I like Christmas. I just hate Christmas markets.
I'm a practicing non-believer, so the festive season is not about religion for me personally. But since it promotes a general feeling of good will - that's OK.
But no amount of re-runs of "A Christmas Carol", whether re-versioned with Eastenders' Grant Mitchell (surprisingly good) or even the Muppets (saved by Gonzo's performance), can assuage my humbug feelings when it comes to Christmas markets.
Unfortunately Belgium is hooked on them. They're everywhere - and getting bigger every year. The Brussels market takes up the whole of Place St Catherine - a huge wide avenue which used to be the site of a canal quay in the centre of Brussels, and is therefore surrounded by fabulous seafood restaurants.

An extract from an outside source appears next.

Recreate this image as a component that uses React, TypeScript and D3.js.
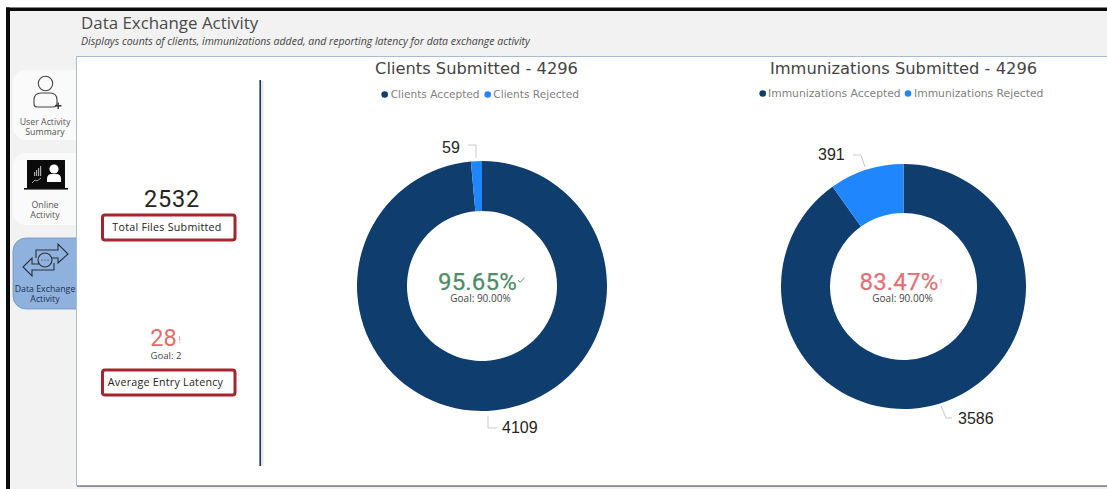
import React from "react";
import * as d3 from "d3";

const clientCategories = ["Clients Accepted", "Clients Rejected"];
const clientValues = [4109, 59];
const immunizationCategories = ["Immunizations Accepted", "Immunizations Rejected"];
const immunizationValues = [3586, 391];
const sliceColors = ["#0f3d6e", "#1f86fb"];

const UI = "'Open Sans', sans-serif";
const WIDE = "'DejaVu Sans', sans-serif";
const NUM = "Roboto, sans-serif";
const ARIAL = "'Liberation Sans', sans-serif";

type DonutProps = {
  cx: number; cy: number; outer: number; inner: number; title: string; titleX: number; titleY: number;
  categories: string[]; values: number[];
  legendDots: number[]; legendTexts: number[]; legendY: number; legendSize: number;
  percent: string; percentColor: string; percentX: number; goalX: number; mark: "check" | "alert"; markX: number;
  labelPos: [number, number][]; leaders: [number, number][][];
};

function Donut(p: DonutProps) {
  const pie = d3.pie<number>().sort(null).value((d) => d);
  const arc = d3.arc<d3.PieArcDatum<number>>().innerRadius(p.inner).outerRadius(p.outer);
  const line = d3.line();
  return (
    <g>
      <text x={p.titleX} y={p.titleY} textAnchor="middle" fontFamily={WIDE} fontSize={16.3} fill="#444">{p.title}</text>
      {p.categories.map((c, i) => (
        <g key={c}>
          <circle cx={p.legendDots[i]} cy={p.legendY - 3.5} r={3.3} fill={sliceColors[i]} />
          <text x={p.legendTexts[i]} y={p.legendY} fontFamily={WIDE} fontSize={p.legendSize} fill="#7f7f7f">{c}</text>
        </g>
      ))}
      <g transform={`translate(${p.cx},${p.cy})`}>
        {pie(p.values).map((s, i) => (
          <path key={i} d={arc(s) ?? ""} fill={sliceColors[i]} />
        ))}
      </g>
      {p.values.map((v, i) => (
        <g key={v}>
          <path d={line(p.leaders[i]) ?? ""} fill="none" stroke="#c9c9c9" strokeWidth={1} />
          <text x={p.labelPos[i][0]} y={p.labelPos[i][1]} fontFamily={ARIAL} fontSize={16} fill="#252423">{v}</text>
        </g>
      ))}
      <text x={p.percentX} y={290} textAnchor="middle" fontFamily={NUM} fontSize={24} letterSpacing={0.2} fill={p.percentColor} stroke={p.percentColor} strokeWidth={0.25}>{p.percent}</text>
      {p.mark === "check"
        ? <path d={`M${p.markX} ${p.cy - 6}l2.2 2.4l4.3 -4.6`} fill="none" stroke={p.percentColor} strokeWidth={0.9} />
        : <text x={p.markX} y={p.cy - 1} fontFamily={NUM} fontSize={9} fill={p.percentColor} opacity={0.8}>!</text>}
      <text x={p.goalX} y={301.5} textAnchor="middle" fontFamily={UI} fontSize={10} fill="#444">Goal: 90.00%</text>
    </g>
  );
}

function KpiLabel({ y, x, text }: { y: number; x: number; text: string }) {
  return (
    <g>
      <rect x={102.5} y={y} width={132.5} height={25} rx={2.5} fill="#fff" stroke="#a4262c" strokeWidth={3} />
      <text x={x} y={y + 16} textAnchor="middle" fontFamily={UI} fontSize={10.7} letterSpacing={0.25} fill="#252423">{text}</text>
    </g>
  );
}

function NavTile({ y, h, textY, active, lines }: { y: number; h: number; textY: number; active?: boolean; lines: string[] }) {
  return (
    <g>
      <rect x={13} y={y} width={90} height={h} rx={13} fill={active ? "#8fb1de" : "#fafafa"} stroke={active ? "#6f93c4" : "none"} strokeWidth={0.8} />
      {lines.map((l, i) => (
        <text key={l} x={45} y={textY + i * 9.5} textAnchor="middle" fontFamily={UI} fontSize={8.8} fill={active ? "#1f3350" : "#555"}>{l}</text>
      ))}
    </g>
  );
}

export default function App() {
  return (
    <svg width={1107} height={489} style={{ position: "fixed", left: 0, top: 0 }}>
      <rect width={1107} height={489} fill="#fff" />
      <rect x={8} y={9} width={1099} height={480} fill="#f2f2f2" />
      <rect x={6} y={7.5} width={1101} height={3.5} fill="#0a0a0a" />
      <rect x={6} y={7.5} width={4} height={481.5} fill="#0a0a0a" />

      <text x={81} y={29} fontFamily={UI} fontSize={16.9} fill="#4a4a4a">Data Exchange Activity</text>
      <text x={81} y={45} fontFamily={UI} fontSize={10.5} fontStyle="italic" fill="#444">Displays counts of clients, immunizations added, and reporting latency for data exchange activity</text>

      {/* Navigation rail */}
      <NavTile y={70} h={70} textY={125} lines={["User Activity", "Summary"]} />
      <NavTile y={153} h={72} textY={208} lines={["Online", "Activity"]} />
      <NavTile y={238} h={71} textY={292} active lines={["Data Exchange", "Activity"]} />

      {/* User icon */}
      <g fill="none" stroke="#444" strokeWidth={1.1}>
        <circle cx={45.5} cy={83.5} r={7.2} />
        <path d="M41 93h9q7 0 7 7v3q0 4 -4 4h-16q-3 0 -3 -3v-4q0 -7 7 -7z" />
      </g>
      <path d="M55 105h2.5v-2.5h1.4v2.5h2.5v1.4h-2.5v2.5h-1.4v-2.5h-2.5z" fill="#333" />

      {/* Laptop icon */}
      <rect x={27} y={160} width={38} height={28} fill="#0b0b0b" />
      <rect x={24} y={188} width={44} height={1.6} fill="#111" />
      <circle cx={54} cy={169} r={4.6} fill="#fff" />
      <path d="M47 182v-3q0 -5 5 -5h4q5 0 5 5v3z" fill="#fff" />
      <path d="M34 176v-4h1.2v4zM36 176v-6h1.2v6zM38 176v-8h1.2v8zM40 176v-10h1.2v10z" fill="#aaa" />
      <path d="M32 183l3 -3l2 1l4 -3" fill="none" stroke="#ccc" strokeWidth={0.8} />

      {/* Exchange icon */}
      <g fill="none" stroke="#2a2f38" strokeWidth={1.1}>
        <path d="M36 258v-8h22v-6l10 10l-10 9v-5h-7" />
        <path d="M54 263v7h-22v6l-9 -9l9 -9v6h7" />
        <circle cx={45} cy={260} r={7} />
      </g>
      <path d="M42 260h.01M45 260h.01M48 260h.01" stroke="#2a2f38" strokeWidth={1.2} strokeLinecap="round" />

      {/* Report canvas */}
      <rect x={76.5} y={56.5} width={1040} height={429} fill="#fff" stroke="#a9bbd0" strokeWidth={1} />
      <rect x={77} y={485.5} width={1030} height={1.5} fill="#8c8c8c" />

      {/* Divider */}
      <rect x={261} y={81} width={2.5} height={385} fill="#e6e6e6" />
      <rect x={259.4} y={80} width={1.6} height={386} fill="#1a3a5c" />

      {/* KPI column */}
      <text x={172} y={207} textAnchor="middle" fontFamily={NUM} fontSize={23.5} letterSpacing={0.8} fill="#252423">2532</text>
      <KpiLabel y={215} x={167} text="Total Files Submitted" />
      <text x={163.5} y={345.5} textAnchor="middle" fontFamily={NUM} fontSize={23.5} fill="#e46c6c">28</text>
      <text x={178.5} y={343} fontFamily={NUM} fontSize={9} fill="#e46c6c" opacity={0.8}>!</text>
      <text x={166} y={358.5} textAnchor="middle" fontFamily={UI} fontSize={9.6} fill="#444">Goal: 2</text>
      <KpiLabel y={370} x={165.5} text="Average Entry Latency" />

      <Donut
        cx={482} cy={286} outer={125} inner={75}
        title="Clients Submitted - 4296" titleX={476.5} titleY={74}
        categories={clientCategories} values={clientValues}
        legendDots={[384.7, 487.7]} legendTexts={[390.7, 493.3]} legendY={98} legendSize={10.6}
        percent="95.65%" percentColor="#4c8c66" percentX={477.5} goalX={480.5} mark="check" markX={518}
        labelPos={[[502, 433], [442, 153]]}
        leaders={[
          [[488, 416], [488, 428], [497, 428]],
          [[476, 158], [476, 145], [468, 145]],
        ]}
      />
      <Donut
        cx={903.5} cy={286.5} outer={122.5} inner={73.5}
        title="Immunizations Submitted - 4296" titleX={903.5} titleY={74}
        categories={immunizationCategories} values={immunizationValues}
        legendDots={[762.7, 908]} legendTexts={[768, 914]} legendY={97} legendSize={10.75}
        percent="83.47%" percentColor="#e07176" percentX={899} goalX={902.5} mark="alert" markX={940}
        labelPos={[[958, 424], [818, 160]]}
        leaders={[
          [[941, 406], [946, 418], [952, 418]],
          [[865, 167], [861, 155], [853, 155]],
        ]}
      />
    </svg>
  );
}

It looks beautiful, with an ice rink in the centre surrounded by little wooden huts, and a massive Ferris wheel giving spectacular views over the whole Dickensian scene. It's not the sugar sweet imagery that I dislike but the actual content. For, underneath all the mulled wine and stapled-on snow covered rooftops, it's really... a CRAFT market.

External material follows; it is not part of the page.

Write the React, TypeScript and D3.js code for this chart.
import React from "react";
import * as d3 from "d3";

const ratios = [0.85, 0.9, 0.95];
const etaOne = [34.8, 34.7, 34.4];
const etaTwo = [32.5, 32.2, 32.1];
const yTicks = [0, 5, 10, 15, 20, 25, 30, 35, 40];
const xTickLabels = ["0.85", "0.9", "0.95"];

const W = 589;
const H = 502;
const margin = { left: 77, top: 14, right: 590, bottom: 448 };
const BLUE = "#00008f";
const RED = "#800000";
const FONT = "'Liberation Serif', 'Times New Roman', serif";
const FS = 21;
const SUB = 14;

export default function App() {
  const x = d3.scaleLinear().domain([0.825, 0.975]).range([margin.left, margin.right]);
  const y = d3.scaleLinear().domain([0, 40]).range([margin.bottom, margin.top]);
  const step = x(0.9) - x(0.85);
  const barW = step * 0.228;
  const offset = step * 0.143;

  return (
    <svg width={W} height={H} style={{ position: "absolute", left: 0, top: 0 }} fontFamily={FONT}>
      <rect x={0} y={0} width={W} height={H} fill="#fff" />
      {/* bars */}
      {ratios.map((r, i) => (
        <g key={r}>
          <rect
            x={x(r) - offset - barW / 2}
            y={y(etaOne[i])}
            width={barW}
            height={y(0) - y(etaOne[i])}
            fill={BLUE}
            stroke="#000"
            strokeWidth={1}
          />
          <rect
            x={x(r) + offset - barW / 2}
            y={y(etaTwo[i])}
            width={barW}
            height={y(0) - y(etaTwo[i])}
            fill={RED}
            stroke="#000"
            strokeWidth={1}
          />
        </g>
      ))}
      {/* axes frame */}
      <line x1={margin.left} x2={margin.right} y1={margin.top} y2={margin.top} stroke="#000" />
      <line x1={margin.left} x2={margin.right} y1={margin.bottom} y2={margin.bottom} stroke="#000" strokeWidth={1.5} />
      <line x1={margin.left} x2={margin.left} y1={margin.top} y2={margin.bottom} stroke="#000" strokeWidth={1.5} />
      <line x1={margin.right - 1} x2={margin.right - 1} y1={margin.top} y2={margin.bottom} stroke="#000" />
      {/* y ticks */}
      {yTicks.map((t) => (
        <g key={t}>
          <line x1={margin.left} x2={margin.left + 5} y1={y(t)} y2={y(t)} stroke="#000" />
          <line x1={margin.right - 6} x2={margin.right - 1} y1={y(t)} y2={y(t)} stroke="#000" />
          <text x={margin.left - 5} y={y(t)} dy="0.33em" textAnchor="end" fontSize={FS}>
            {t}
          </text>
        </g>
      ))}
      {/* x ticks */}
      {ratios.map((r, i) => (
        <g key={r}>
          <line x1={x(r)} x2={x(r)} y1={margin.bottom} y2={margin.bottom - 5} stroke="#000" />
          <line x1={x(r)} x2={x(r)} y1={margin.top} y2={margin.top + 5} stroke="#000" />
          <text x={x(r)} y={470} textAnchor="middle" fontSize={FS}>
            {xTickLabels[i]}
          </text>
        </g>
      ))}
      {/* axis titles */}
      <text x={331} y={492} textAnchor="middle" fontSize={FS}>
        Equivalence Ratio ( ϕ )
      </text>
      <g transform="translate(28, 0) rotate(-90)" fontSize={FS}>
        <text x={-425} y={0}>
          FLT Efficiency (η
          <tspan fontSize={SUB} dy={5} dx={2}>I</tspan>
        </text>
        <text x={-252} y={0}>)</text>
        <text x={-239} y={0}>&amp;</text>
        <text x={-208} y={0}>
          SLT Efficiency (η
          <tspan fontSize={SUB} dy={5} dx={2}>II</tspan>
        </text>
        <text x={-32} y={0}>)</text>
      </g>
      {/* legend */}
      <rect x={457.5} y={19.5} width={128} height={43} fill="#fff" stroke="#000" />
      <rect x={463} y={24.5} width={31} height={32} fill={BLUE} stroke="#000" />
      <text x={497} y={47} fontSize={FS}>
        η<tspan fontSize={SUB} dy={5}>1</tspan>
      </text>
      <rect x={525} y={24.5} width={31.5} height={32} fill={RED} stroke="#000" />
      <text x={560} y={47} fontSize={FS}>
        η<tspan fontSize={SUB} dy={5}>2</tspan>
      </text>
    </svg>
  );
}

I hold it to be a self evident truth that craft markets are spawned by Satan. They fill our homes with crappy little hand-made pieces of tat that could not possibly make it across the threshold without being disguised as "authentic peasant craftmanship". Even worse, the stalls are often populated by the people who actually made this rubbish. They have that fake humble pride in their little offerings and would love to tell you all about the history of each article and how they made it.
I just want to say, in a tone of awe and wonder "You made this yourself?". And when they nod deprecatingly, I want to lean over conspiratorially and mumble "You sad bastard".